Sei Jeong Chin - Associate Professor of History at Ewha Womans University
Media censorship in contemporary China is sustained effectively without losing its legitimacy domestically, even when the Chinese media became much more commercialized through media reform, and censorship in China in the post-Mao era is highly criticized globally. A high level of compliance is evident within the journalistic field and among the general public, although resistance and conflict are also reported occasionally. This talk provides historical perspective on the Chinese media censorship system by exploring how the CCP achieved such a high level of compliance among media workers in 1950s Shanghai, despite limited state power and lack of formal institutions.
Drawing on previously unassessed archival material, this research reveals that the operation of media censorship in 1950s China cannot be understood as simply a top-down repressive imposition by the state, as commonly assumed. Instead, it was more complex and highly contested. The absence of formal institutions for the media censorship and heavy reliance on self-censorship rendered the CCP’s media control tenuous, and made it necessary for the CCP to elicit cooperation and compliance from media workers by relying on informal institutions such as social networks of the party cadres.
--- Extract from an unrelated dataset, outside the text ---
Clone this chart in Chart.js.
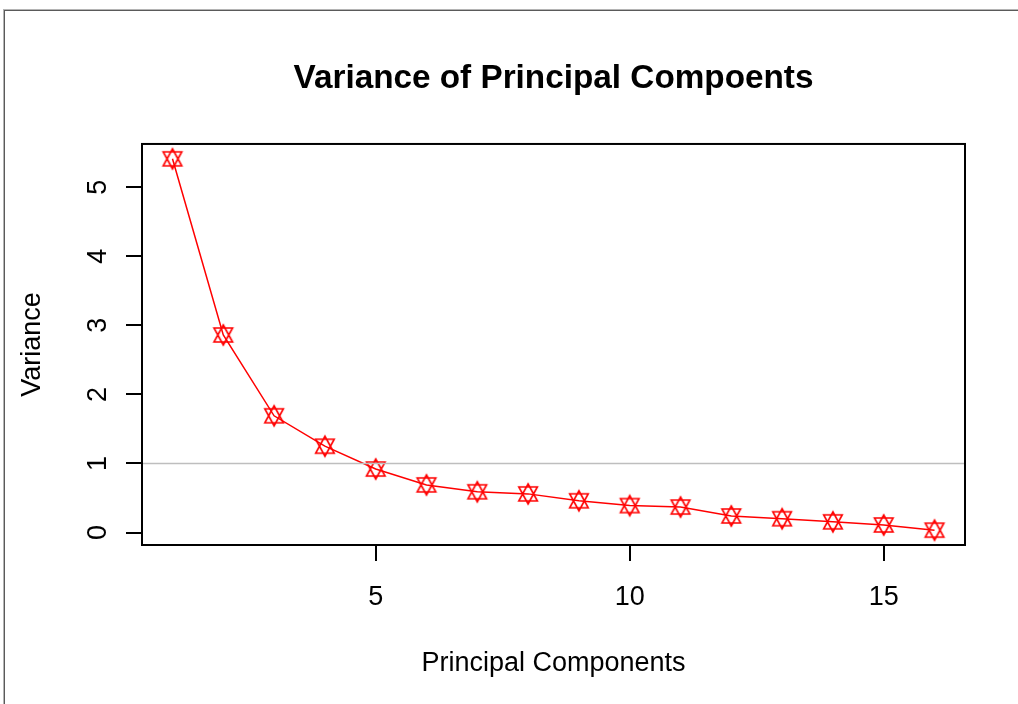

Further, media workers complied with the censorship procedure not always out of fear of punishment, but because they saw it as an expedient to confirm political correctness of their content with the party authority, and a process of legitimating their news reporting and commentary for their survival in the state-dominated media system. In this context, media workers perceived access to information on party policies and the ability to effectively enforce self-censorship as a form of empowerment.
Sei Jeong Chin is an associate professor in the Division of International Studies at Ewha Womans University in Seoul, Korea. She received her B.A. and M.A. from Ewha Womans University, and Ph.D. from Harvard University. Her research focuses on modern Chinese history, specializing in media history, and political and social history in 20th century China. She is currently working on a book manuscript, which explores the historical transformation of the media culture in the rise of the authoritarian party-state from the Nationalist period (1927-1949) to the early PRC (1949-1958). Her new project explores the Chinese propaganda during the Korean War (1950-1953) and the Cold War culture in East Asia. She is currently a visiting scholar at Harvard-Yenching Institute, 2016-2017.